When the Communist government fell in 1992, Hekmatyar decided that he would wage a campaign to oust the other mujahedeen factions from Kabul. This he proceed to attempt with artillery barrages that reduced Kabul to rubble and killed thousands of civilians.

And the Pakistanis backed him throughout, even when the civil war harmed their economic interests by making trade routes in Afghanistan impassable.

Ahmed Rashid explains in his book, Taliban:

Pakistan's policymakers were thus faced with a strategic dilemma. Either Pakistan could carry on backing Hekmatyar in a bid to bring a Pashtun group to power in Kabul which would be Pakistan-friendly, or it could change direction and urge for a power-sharing agreement between all the Afghan factions at whatever the price for the Pashtuns, so that a stable government could open roads to Central Asia.

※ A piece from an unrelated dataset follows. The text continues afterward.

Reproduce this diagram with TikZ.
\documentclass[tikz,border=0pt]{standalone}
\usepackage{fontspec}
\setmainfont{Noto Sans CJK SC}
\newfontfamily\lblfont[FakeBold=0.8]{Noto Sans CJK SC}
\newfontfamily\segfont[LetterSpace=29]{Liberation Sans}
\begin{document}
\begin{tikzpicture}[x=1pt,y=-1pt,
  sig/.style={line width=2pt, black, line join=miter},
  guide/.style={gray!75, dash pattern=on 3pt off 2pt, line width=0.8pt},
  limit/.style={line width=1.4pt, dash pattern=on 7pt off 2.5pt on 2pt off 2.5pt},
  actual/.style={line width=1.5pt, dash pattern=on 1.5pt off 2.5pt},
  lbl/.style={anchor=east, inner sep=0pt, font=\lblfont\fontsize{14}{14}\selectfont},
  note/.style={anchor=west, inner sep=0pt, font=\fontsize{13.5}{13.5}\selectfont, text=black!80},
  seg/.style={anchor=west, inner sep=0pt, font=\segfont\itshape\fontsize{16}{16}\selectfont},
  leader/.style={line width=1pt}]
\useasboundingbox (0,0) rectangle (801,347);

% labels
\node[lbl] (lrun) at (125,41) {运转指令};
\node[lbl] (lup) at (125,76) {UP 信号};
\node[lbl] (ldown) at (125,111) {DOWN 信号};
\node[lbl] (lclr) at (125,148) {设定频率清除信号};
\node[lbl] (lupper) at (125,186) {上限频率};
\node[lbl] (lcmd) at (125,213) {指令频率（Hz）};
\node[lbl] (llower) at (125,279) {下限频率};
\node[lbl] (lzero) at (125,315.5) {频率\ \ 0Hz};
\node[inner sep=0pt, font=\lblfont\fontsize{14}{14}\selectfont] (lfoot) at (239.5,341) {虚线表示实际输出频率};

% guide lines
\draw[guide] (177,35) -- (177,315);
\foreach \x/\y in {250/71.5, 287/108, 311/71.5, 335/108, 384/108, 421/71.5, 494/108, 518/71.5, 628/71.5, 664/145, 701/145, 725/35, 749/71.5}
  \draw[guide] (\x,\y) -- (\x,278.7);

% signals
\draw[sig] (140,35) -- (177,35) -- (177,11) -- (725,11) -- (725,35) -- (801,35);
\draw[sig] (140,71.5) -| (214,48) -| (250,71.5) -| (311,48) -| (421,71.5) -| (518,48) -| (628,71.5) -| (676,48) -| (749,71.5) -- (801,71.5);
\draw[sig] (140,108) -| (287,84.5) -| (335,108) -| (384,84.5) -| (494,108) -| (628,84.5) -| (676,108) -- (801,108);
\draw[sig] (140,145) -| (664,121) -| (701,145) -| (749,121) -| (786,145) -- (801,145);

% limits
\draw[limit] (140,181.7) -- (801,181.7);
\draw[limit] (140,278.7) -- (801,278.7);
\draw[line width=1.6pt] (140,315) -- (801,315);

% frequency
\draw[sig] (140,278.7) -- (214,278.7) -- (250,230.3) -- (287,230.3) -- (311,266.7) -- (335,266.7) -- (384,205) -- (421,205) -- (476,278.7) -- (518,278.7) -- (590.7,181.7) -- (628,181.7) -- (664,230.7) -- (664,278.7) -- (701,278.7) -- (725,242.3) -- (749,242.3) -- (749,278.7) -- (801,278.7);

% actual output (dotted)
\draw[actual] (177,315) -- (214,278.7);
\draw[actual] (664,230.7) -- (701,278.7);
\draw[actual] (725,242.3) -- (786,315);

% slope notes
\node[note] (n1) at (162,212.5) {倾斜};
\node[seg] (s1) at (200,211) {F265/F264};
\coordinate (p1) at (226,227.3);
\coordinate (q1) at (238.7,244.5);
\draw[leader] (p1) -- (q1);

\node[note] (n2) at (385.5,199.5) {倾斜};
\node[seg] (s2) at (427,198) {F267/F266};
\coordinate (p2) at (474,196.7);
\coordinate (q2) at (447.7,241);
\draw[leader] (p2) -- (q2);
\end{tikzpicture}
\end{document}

The Pakistani military was convinced that other ethnic groups would not do their bidding and continued to back Hekmatyar.

So, maybe if the State Department is serious about avoiding another Kabul circa 1992, it should ban Pakistan from all meddling in a post-Taliban government. ( I once floated the idea of handing Pakistan the responsibility of a post-Taliban Afghanistan, as a way of making it someone else's problem, but am now convinced the Pakistanis need to be controlled like any other Afghan faction.)

The Pakistanis eventually dropped Hekmatyar, not because he was killing people, but because he was killing them ineffectually. He was losing the war. The Pakistanis picked up the Taliban instead, who could kill and degrade women and actually take over the Afghan government.

Now, we get news that Hekmatyar is petitioning Pakistan to let him into Peshawar as a way station to reentering Afghanistan.

Talk of a country "exorcising its demons" is usually metaphorical, but Hekmatyar is an actual, living demon. The U.S. should demand that Pakistan keep him out of Peshawar, and do all it can to keep him out of Afghanistan, since he is the one who did so much to wreck Kabul the first time around.